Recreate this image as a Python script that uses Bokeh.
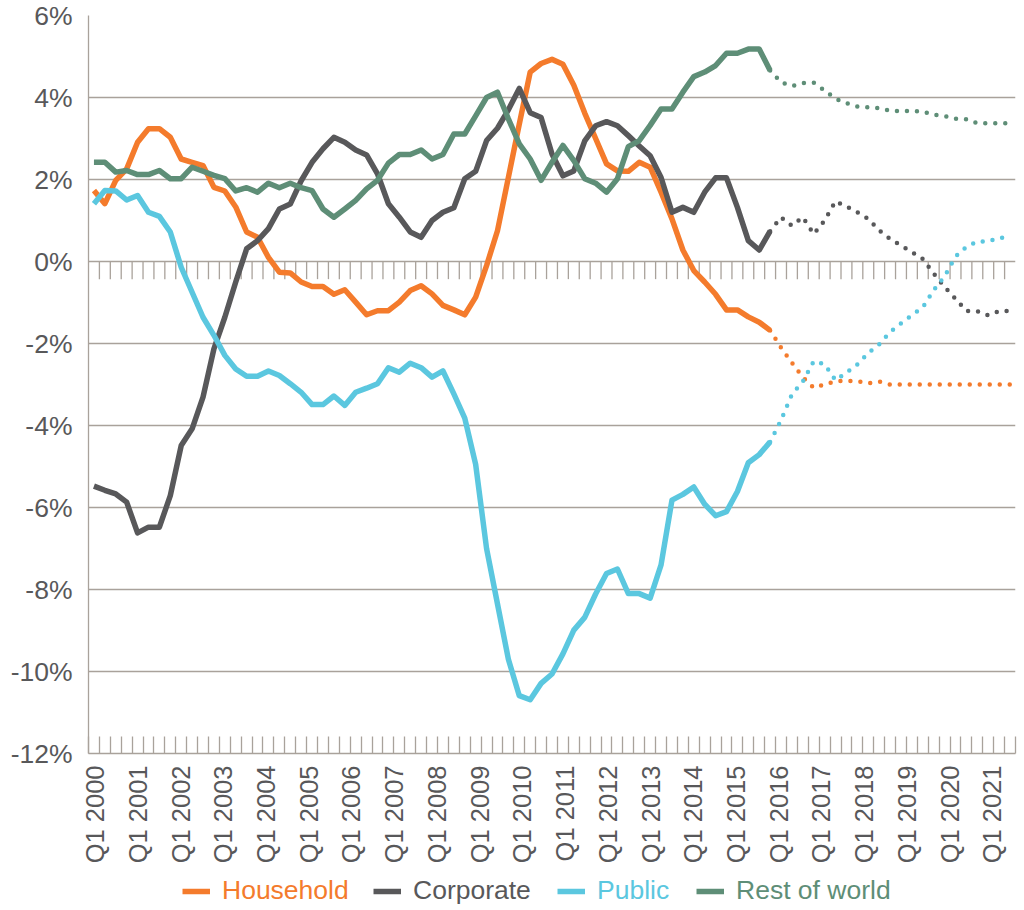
from bokeh.plotting import figure
from bokeh.layouts import column
from bokeh.models import Range1d, FixedTicker, Legend, LegendItem
from bokeh.embed import file_html
from bokeh.resources import INLINE
from math import pi

# quarterly, Q1 2000 .. Q1 2021 (index 0..84); actuals to Q3 2015, forecast after
quarters = list(range(85))
last_actual = 62
year_labels = [f"Q1 {y}" for y in range(2000, 2022)]
y_ticks = list(range(-12, 7, 2))

household = [
    1.73, 1.41, 1.98, 2.26, 2.91, 3.24, 3.24, 3.03, 2.5, 2.42,
    2.34, 1.81, 1.72, 1.33, 0.72, 0.59, 0.1, -0.26, -0.28, -0.5,
    -0.61, -0.61, -0.8, -0.69, -0.99, -1.3, -1.2, -1.2, -0.99, -0.71,
    -0.59, -0.79, -1.07, -1.18, -1.3, -0.87, -0.1, 0.75, 2.05, 3.35,
    4.62, 4.83, 4.93, 4.81, 4.3, 3.62, 3.0, 2.38, 2.21, 2.2,
    2.42, 2.3, 1.69, 1.04, 0.28, -0.22, -0.5, -0.8, -1.18, -1.18,
    -1.35, -1.48, -1.68, -2.1, -2.47, -2.82, -3.08, -3.0, -2.92, -2.91,
    -2.92, -2.97, -2.93, -3.0, -3.0, -3.0, -3.0, -3.0, -3.0, -3.0,
    -3.0, -3.0, -3.0, -3.0, -3.0,
]
corporate = [
    -5.48, -5.58, -5.67, -5.87, -6.62, -6.48, -6.48, -5.71, -4.49, -4.08,
    -3.31, -2.13, -1.36, -0.5, 0.31, 0.51, 0.8, 1.28, 1.4, 1.97,
    2.42, 2.75, 3.03, 2.91, 2.72, 2.6, 2.14, 1.41, 1.08, 0.72,
    0.59, 1.0, 1.2, 1.31, 2.02, 2.2, 2.95, 3.25, 3.7, 4.22,
    3.63, 3.51, 2.62, 2.09, 2.21, 2.94, 3.31, 3.41, 3.31, 3.07,
    2.82, 2.58, 2.05, 1.2, 1.32, 1.2, 1.69, 2.04, 2.04, 1.32,
    0.51, 0.28, 0.74, 1.08, 0.87, 1.08, 0.67, 1.0, 1.47, 1.34,
    1.2, 1.04, 0.76, 0.55, 0.39, 0.23, 0.06, -0.29, -0.62, -0.91,
    -1.21, -1.21, -1.31, -1.21, -1.21,
]
public = [
    1.41, 1.73, 1.72, 1.5, 1.61, 1.2, 1.1, 0.72, -0.14, -0.75,
    -1.36, -1.8, -2.29, -2.62, -2.8, -2.8, -2.67, -2.78, -2.98, -3.19,
    -3.49, -3.49, -3.28, -3.51, -3.19, -3.09, -2.98, -2.59, -2.7, -2.48,
    -2.59, -2.82, -2.67, -3.23, -3.82, -4.95, -7.0, -8.35, -9.7, -10.59,
    -10.69, -10.29, -10.06, -9.57, -8.99, -8.68, -8.11, -7.61, -7.5, -8.1,
    -8.1, -8.21, -7.4, -5.82, -5.68, -5.5, -5.92, -6.2, -6.1, -5.61,
    -4.91, -4.71, -4.4, -3.87, -3.24, -2.93, -2.43, -2.51, -2.9, -2.71,
    -2.51, -2.23, -2.02, -1.72, -1.51, -1.31, -1.12, -0.7, -0.36, 0.12,
    0.36, 0.49, 0.49, 0.58, 0.58,
]
rest_of_world = [
    2.42, 2.42, 2.18, 2.22, 2.12, 2.12, 2.22, 2.02, 2.02, 2.3,
    2.2, 2.1, 2.02, 1.72, 1.8, 1.69, 1.91, 1.8, 1.91, 1.8,
    1.73, 1.28, 1.08, 1.28, 1.49, 1.77, 1.98, 2.4, 2.61, 2.61,
    2.72, 2.5, 2.61, 3.11, 3.11, 3.55, 4.0, 4.13, 3.48, 2.87,
    2.5, 1.98, 2.42, 2.83, 2.46, 2.02, 1.91, 1.69, 2.02, 2.8,
    2.95, 3.32, 3.72, 3.72, 4.13, 4.51, 4.62, 4.78, 5.08, 5.08,
    5.18, 5.18, 4.66, 4.37, 4.28, 4.35, 4.36, 4.17, 3.97, 3.86,
    3.78, 3.76, 3.74, 3.68, 3.67, 3.67, 3.66, 3.58, 3.55, 3.48,
    3.47, 3.37, 3.37, 3.37, 3.37,
]

series = [
    ("Household", household, "#f47b2c", 94),
    ("Corporate", corporate, "#58585a", 285),
    ("Public", public, "#5bc7df", 469),
    ("Rest of world", rest_of_world, "#5e8e77", 608),
]

GRID = "#a9a29b"
TEXT = "#58585a"
FONT = "Liberation Sans"

p = figure(
    width=1018, height=868,
    x_range=Range1d(-0.5, 84.5), y_range=Range1d(-12, 6),
    output_backend="svg", toolbar_location=None,
    min_border_left=88, min_border_right=3, min_border_top=15, min_border_bottom=115,
)
p.outline_line_color = None

# y axis
p.yaxis.ticker = FixedTicker(ticks=y_ticks)
p.yaxis.major_label_overrides = {t: f"{t}%" for t in y_ticks}
p.yaxis.axis_line_color = GRID
p.yaxis.axis_line_width = 1.3
p.yaxis.major_tick_line_color = None
p.yaxis.minor_tick_line_color = None
p.yaxis.major_label_standoff = 10
p.yaxis.major_label_text_font = FONT
p.yaxis.major_label_text_font_size = "26.5px"
p.yaxis.major_label_text_color = TEXT

p.ygrid.ticker = FixedTicker(ticks=y_ticks)
p.ygrid.grid_line_color = GRID
p.ygrid.grid_line_width = 1.3
p.xgrid.visible = False

# x axis: labels every Q1 (spread as in the original layout), ticks on every quarter boundary
label_step = 3.918
label_pos = [round(0.1 + label_step * k, 3) for k in range(len(year_labels))]
bounds = [q - 0.5 for q in quarters] + [84.5]
p.xaxis.ticker = FixedTicker(ticks=label_pos, minor_ticks=bounds)
p.xaxis.major_label_overrides = dict(zip(label_pos, year_labels))
p.xaxis.major_label_orientation = pi / 2
p.xaxis.major_tick_in = 0
p.xaxis.major_tick_out = 0
p.xaxis.minor_tick_in = 17
p.xaxis.minor_tick_out = 0
p.xaxis.minor_tick_line_color = GRID
p.xaxis.minor_tick_line_width = 1.3
p.xaxis.axis_line_color = GRID
p.xaxis.axis_line_width = 1.3
p.xaxis.major_label_standoff = 12
p.xaxis.major_label_text_font = FONT
p.xaxis.major_label_text_font_size = "25.5px"
p.xaxis.major_label_text_color = TEXT

# tick marks hanging from the zero line
p.segment(x0=bounds[1:-1], y0=0, x1=bounds[1:-1], y1=-0.43, line_color=GRID, line_width=1.3)

# legend strip under the chart, one legend per series so each label keeps its colour
key = figure(
    width=1018, height=40, x_axis_type=None, y_axis_type=None,
    x_range=Range1d(0, 1), y_range=Range1d(0, 1),
    output_backend="svg", toolbar_location=None,
    min_border_left=0, min_border_right=0, min_border_top=0, min_border_bottom=0,
)
key.outline_line_color = None
key.grid.visible = False

for name, vals, color, lx in series:
    p.line(quarters[:last_actual + 1], vals[:last_actual + 1],
           line_color=color, line_width=5.5, line_join="round")
    p.line(quarters[last_actual:], vals[last_actual:], line_color=color,
           line_width=4.5, line_dash="0 10", line_cap="round")
    # off-range sample renderer, only used for the legend swatch
    sample = key.line([-5, -4], [-5, -5], line_color=color, line_width=5.5)
    leg = Legend(
        items=[LegendItem(label=name, renderers=[sample])],
        location=(lx, 2), orientation="horizontal",
        label_text_color=color, label_text_font=FONT, label_text_font_size="26.5px",
        glyph_width=28, glyph_height=28, label_height=28, label_standoff=12,
        padding=0, margin=0, spacing=0,
        border_line_alpha=0, background_fill_alpha=0,
    )
    key.add_layout(leg)

layout = column(p, key, spacing=0)
open("out.html", "w").write(file_html(layout, INLINE))
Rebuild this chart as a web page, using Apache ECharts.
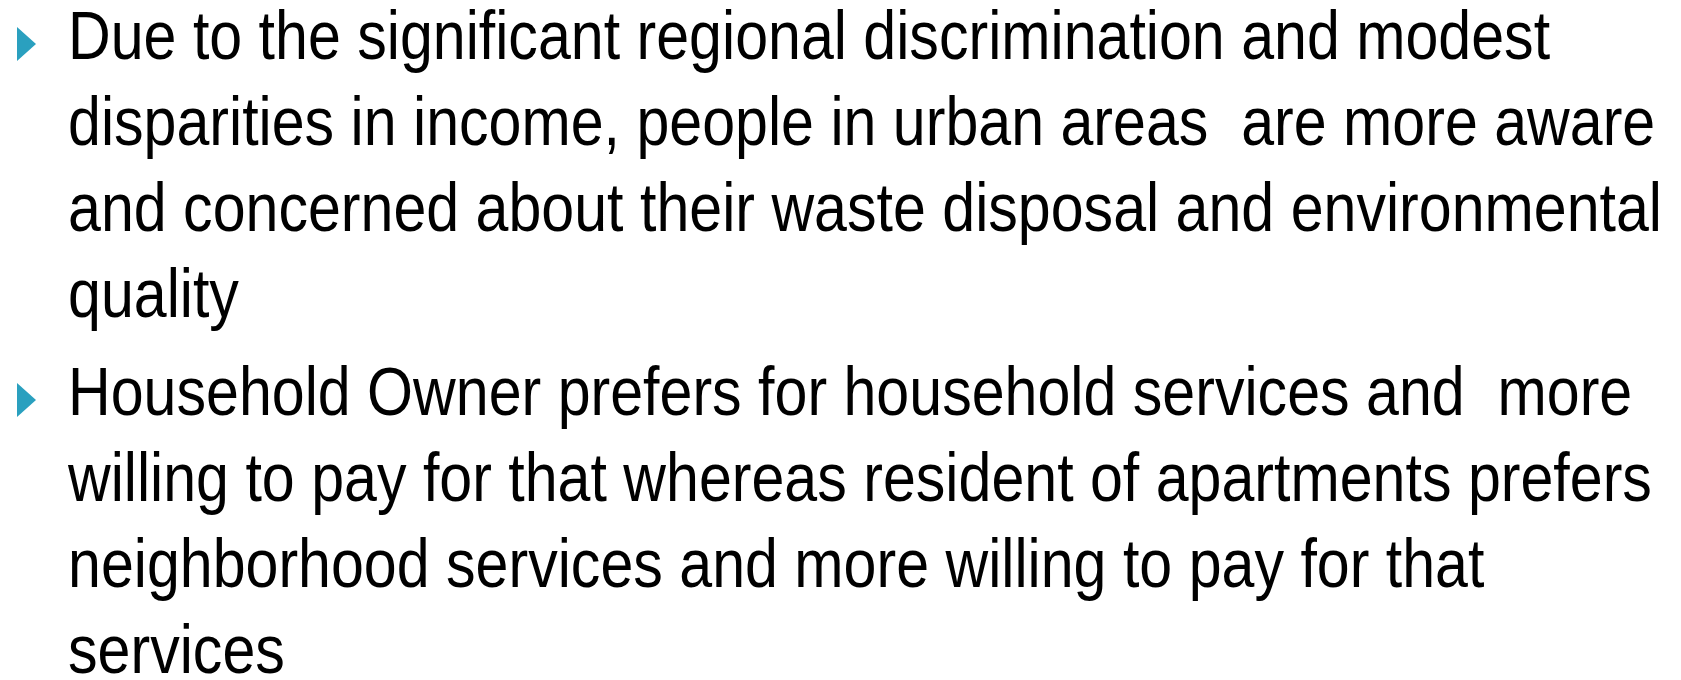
<!DOCTYPE html>
<html>
<head>
<meta charset="utf-8">
<script src="https://cdn.jsdelivr.net/npm/echarts@6/dist/echarts.min.js"></script>
<style>
  html, body { margin: 0; padding: 0; background: #fff; }
  #main { width: 1681px; height: 680px; }
</style>
</head>
<body>
<div id="main"></div>
<script>
// slide text, one array per bullet
const bullet1Lines = [
  'Due to the significant regional discrimination and modest',
  'disparities in income, people in urban areas  are more aware',
  'and concerned about their waste disposal and environmental',
  'quality'
]
const bullet2Lines = [
  'Household Owner prefers for household services and  more',
  'willing to pay for that whereas resident of apartments prefers',
  'neighborhood services and more willing to pay for that',
  'services'
]
const bullets = [bullet1Lines, bullet2Lines]

const chart = echarts.init(document.getElementById('main'))

const fontFamily = "'Liberation Sans', Arial, sans-serif"
const fontSize = 68
const textLeft = 68
const firstBaselines = [61, 417]   // baseline of first line of each bullet
const lineStep = 86
const baseShift = 0.2 * fontSize   // 'bottom' box sits below the baseline

// squeeze text so the widest line lands where it does on the slide
const ctx = document.createElement('canvas').getContext('2d')
ctx.font = fontSize + 'px ' + fontFamily
const targetWidth = 1662 - textLeft
const measured = ctx.measureText(bullet1Lines[2]).width
const sx = targetWidth / measured

const elements = []
bullets.forEach(function (lines, b) {
  const base = firstBaselines[b]
  elements.push({
    type: 'polygon',
    shape: { points: [[17, base - 34], [36, base - 17], [17, base]] },
    style: { fill: '#2aa0bf' }
  })
  lines.forEach(function (line, i) {
    elements.push({
      type: 'text',
      x: textLeft,
      y: base + i * lineStep + baseShift,
      scaleX: sx,
      style: {
        text: line,
        x: 0,
        y: 0,
        fill: '#000',
        font: fontSize + 'px ' + fontFamily,
        textAlign: 'left',
        textVerticalAlign: 'bottom'
      }
    })
  })
})

chart.setOption({
  backgroundColor: '#fff',
  animation: false,
  graphic: { elements: elements }
})
</script>
</body>
</html>
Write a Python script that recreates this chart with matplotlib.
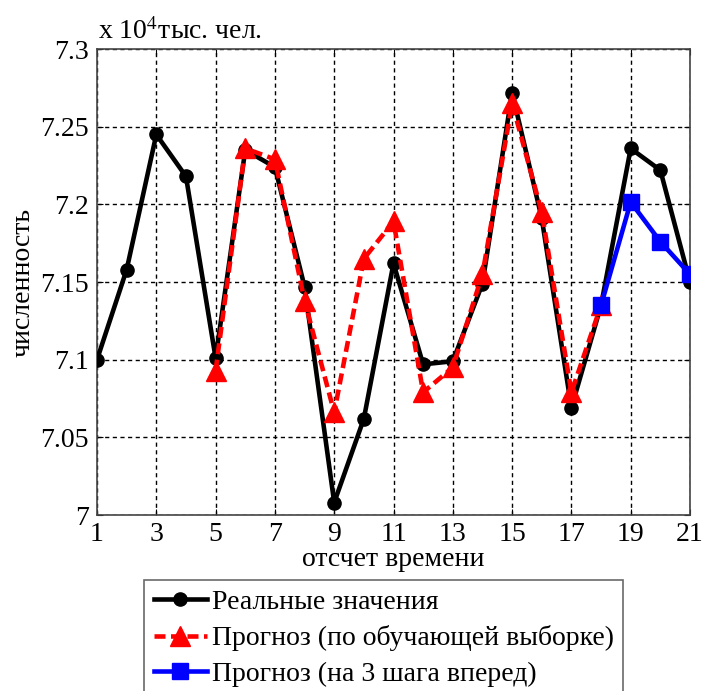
=-=-=
• What to work on
Would you reproduce the lines above, from the very first through the line containing "y_ticks = list(range(-12, 7, 2))", exactly and without the pictures?

• Output for this exercise
Recreate this image as a Python script that uses Bokeh.
from bokeh.plotting import figure
from bokeh.layouts import column
from bokeh.models import Range1d, FixedTicker, Legend, LegendItem
from bokeh.embed import file_html
from bokeh.resources import INLINE
from math import pi

# quarterly, Q1 2000 .. Q1 2021 (index 0..84); actuals to Q3 2015, forecast after
quarters = list(range(85))
last_actual = 62
year_labels = [f"Q1 {y}" for y in range(2000, 2022)]
y_ticks = list(range(-12, 7, 2))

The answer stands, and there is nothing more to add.